Even if you use your fireplace only occasionally, you should check it annually for damage and hazards. First, inspect the flue for creosote, a flammable by-product of burning wood. Too much accumulation in a flue or chimney can result in a devastating fire. Get your chimney inspected annually for creosote buildup. If you use a fireplace or wood stove frequently, have the flue inspected after each cord of wood burned.

For most people, the best option is to have your entire chimney system inspected by a chimney sweep. Once you know what to look for, you can perform the inspection by shining a bright flashlight up the flue, looking for any deposits approaching 1/8 inch thick. These deposits should be cleaned by an experienced chimney professional.

Additionally, check your chimney for damage or flue blockages. Ensure the flue cap (the screen or baffle covering the top of the chimney) is in place. Birds often nest at the top of unprotected flues; a chimney cap can prevent this from happening.

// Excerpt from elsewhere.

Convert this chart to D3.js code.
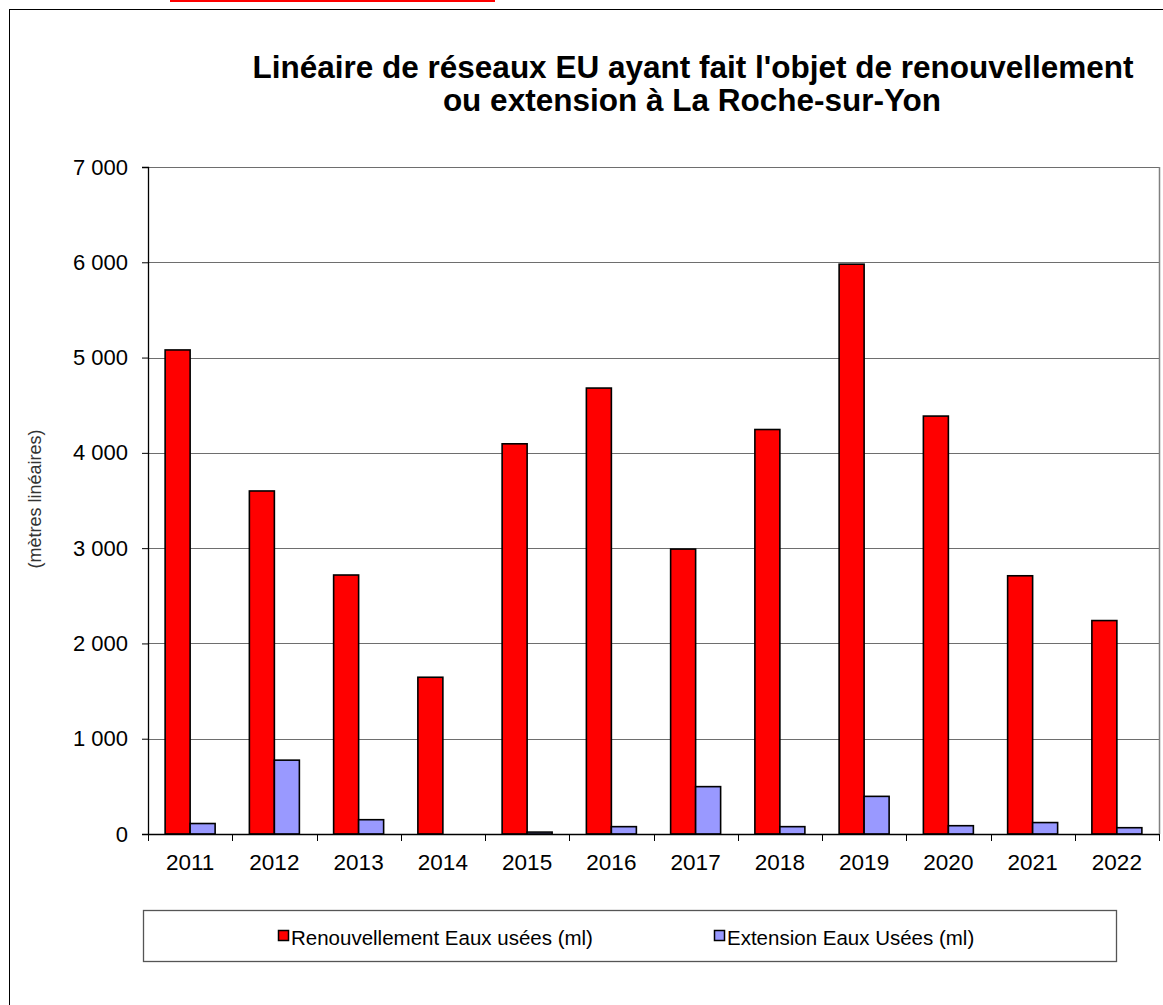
<!DOCTYPE html>
<html>
<head>
<meta charset="utf-8">
<script src="https://cdn.jsdelivr.net/npm/d3@7"></script>
<style>
  html, body { margin: 0; padding: 0; background: #fff; }
  svg { display: block; font-family: "Liberation Sans", Arial, sans-serif; }
</style>
</head>
<body>
<div id="chart"></div>
<script>
// data
const years = ["2011", "2012", "2013", "2014", "2015", "2016", "2017", "2018", "2019", "2020", "2021", "2022"];
const renouvellement = [5080, 3600, 2718, 1645, 4095, 4680, 2990, 4245, 5980, 4386, 2710, 2240];
const extension = [110, 775, 150, 0, 20, 77, 497, 77, 395, 87, 120, 66];
const yTicks = [0, 1000, 2000, 3000, 4000, 5000, 6000, 7000];
const seriesNames = ["Renouvellement Eaux usées (ml)", "Extension Eaux Usées (ml)"];
const seriesColors = ["#ff0000", "#9999ff"];

const W = 1163, H = 1005;
const plot = { l: 148, r: 1159, t: 167, b: 834 };

const svg = d3.select("#chart").append("svg")
  .attr("width", W).attr("height", H);

// red mark at the very top of the page
svg.append("rect")
  .attr("x", 170).attr("y", 0).attr("width", 325).attr("height", 2)
  .attr("fill", "#ff0000");

// outer chart frame
svg.append("rect")
  .attr("x", 9.5).attr("y", 9.5).attr("width", W + 20).attr("height", H + 20)
  .attr("fill", "none").attr("stroke", "#000");

// title
const title = svg.append("text")
  .attr("text-anchor", "middle")
  .attr("font-size", 31.5).attr("font-weight", "bold").attr("fill", "#000");
title.append("tspan").attr("x", 693).attr("y", 78)
  .text("Linéaire de réseaux EU ayant fait l'objet de renouvellement");
title.append("tspan").attr("x", 692).attr("y", 111)
  .text("ou extension à La Roche-sur-Yon");

const frLocale = d3.formatLocale({ decimal: ",", thousands: " ", grouping: [3], currency: ["", " €"] });
const fmt = frLocale.format(",d");

const x0 = d3.scaleBand().domain(years).range([plot.l, plot.r]);
const x1 = d3.scaleBand().domain([0, 1])
  .range([0, x0.bandwidth()]).paddingOuter(0.685);
const y = d3.scaleLinear().domain([0, 7000]).range([plot.b, plot.t]);

// gridlines
svg.append("g")
  .selectAll("line")
  .data(yTicks.filter(d => d > 0))
  .join("line")
  .attr("x1", plot.l).attr("x2", plot.r)
  .attr("y1", d => Math.round(y(d)) + 0.5).attr("y2", d => Math.round(y(d)) + 0.5)
  .attr("stroke", "#6e6e6e").attr("stroke-width", 1.2);

// plot area right border
svg.append("line")
  .attr("x1", plot.r + 0.5).attr("x2", plot.r + 0.5)
  .attr("y1", plot.t).attr("y2", plot.b)
  .attr("stroke", "#808080").attr("stroke-width", 1.5);

// bars
const groups = svg.append("g")
  .selectAll("g")
  .data(years)
  .join("g")
  .attr("transform", d => `translate(${x0(d)},0)`);

groups.selectAll("rect")
  .data((d, i) => [renouvellement[i], extension[i]].map((v, k) => ({ v, k })))
  .join("rect")
  .filter(d => d.v > 0)
  .attr("x", d => x1(d.k))
  .attr("width", x1.bandwidth())
  .attr("y", d => y(d.v))
  .attr("height", d => y(0) - y(d.v))
  .attr("fill", d => seriesColors[d.k])
  .attr("stroke", "#000").attr("stroke-width", 1.6);

// y axis
const yAxis = svg.append("g")
  .attr("transform", `translate(${plot.l},0)`)
  .call(d3.axisLeft(y).tickValues(yTicks).tickSize(6).tickPadding(14).tickFormat(fmt));
yAxis.select(".domain").attr("stroke", "#000").attr("stroke-width", 1.3);
yAxis.selectAll(".tick line").attr("stroke", "#000");
yAxis.selectAll("text").attr("font-size", 22).attr("fill", "#000")
  .attr("font-family", "Liberation Sans, Arial, sans-serif");

// x axis
svg.append("line")
  .attr("x1", plot.l).attr("x2", plot.r)
  .attr("y1", plot.b + 0.5).attr("y2", plot.b + 0.5)
  .attr("stroke", "#000").attr("stroke-width", 1.3);
svg.append("g")
  .selectAll("line")
  .data(years.map(d => x0(d)).concat([plot.r]))
  .join("line")
  .attr("x1", d => Math.round(d) + 0.5).attr("x2", d => Math.round(d) + 0.5)
  .attr("y1", plot.b).attr("y2", plot.b + 7)
  .attr("stroke", "#000");
svg.append("g")
  .selectAll("text")
  .data(years)
  .join("text")
  .attr("x", d => x0(d) + x0.bandwidth() / 2)
  .attr("y", 870)
  .attr("text-anchor", "middle")
  .attr("font-size", 22.5).attr("fill", "#000")
  .text(d => d);

// y axis label
svg.append("text")
  .attr("transform", "translate(41,499) rotate(-90)")
  .attr("text-anchor", "middle")
  .attr("font-size", 18).attr("fill", "#333")
  .text("(mètres linéaires)");

// legend
svg.append("rect")
  .attr("x", 143.5).attr("y", 910.5).attr("width", 973).attr("height", 51)
  .attr("fill", "#fff").attr("stroke", "#555").attr("stroke-width", 1.3);

const legendX = [278, 714];
const leg = svg.append("g")
  .selectAll("g")
  .data(seriesNames)
  .join("g")
  .attr("transform", (d, i) => `translate(${legendX[i]},930)`);
leg.append("rect")
  .attr("x", 0.5).attr("y", 0.5).attr("width", 10).attr("height", 10)
  .attr("fill", (d, i) => seriesColors[i])
  .attr("stroke", "#000").attr("stroke-width", 1.5);
leg.append("text")
  .attr("x", 13).attr("y", 15)
  .attr("font-size", 20.5).attr("fill", "#000")
  .text(d => d);
</script>
</body>
</html>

If you don’t have a cap, look up the flue to ensure that there are no obstructions. Inspect brick chimneys for loose or broken joints. If access is a problem, use binoculars. Inside, exercise the damper, which is the metal plate that opens and closes the flue just above the firebox. Move it to the open and closed positions to ensure that it is working properly.

8. Keep the humidifier humming.

Dry winter air can be tough on your skin and airways, but did you know it can also make fine wood more prone to cracking? You and your home will feel more comfortable if you keep your central humidifier in tip-top shape during the months it is running. First, inspect the plates or pads and if necessary, clean them in a strong laundry detergent solution. Rinse and scrape off mineral deposits with a wire brush or steel wool.


9. Mulch or fertilize your lawn.

As fall approaches, you won’t need to mow and maintain your lawn as often as in the summer and spring months. So before fall and winter start, mulch or fertilize your lawn.

Mulch leaves and grass clippings into your lawn as you mow. This creates a rich environment for the microorganisms deep in your soil. This keeps the soil and your lawn in good condition creating deep thick green lawn all year round.

10. Repair walkways.

Damaged walkways, drives, and steps are a hazard year-round, but their dangers are compounded when the weather turns icy. Fixing issues in the fall is also critical to preventing little cracks from becoming expensive headaches. Look for cracks more than 1/8-inch wide, uneven sections, and loose railings on steps. Check for disintegration of asphalt or washed-out materials on loose-fill paths. Most small jobs are well within the ability of a DIYer, but save major repairs for experienced hands.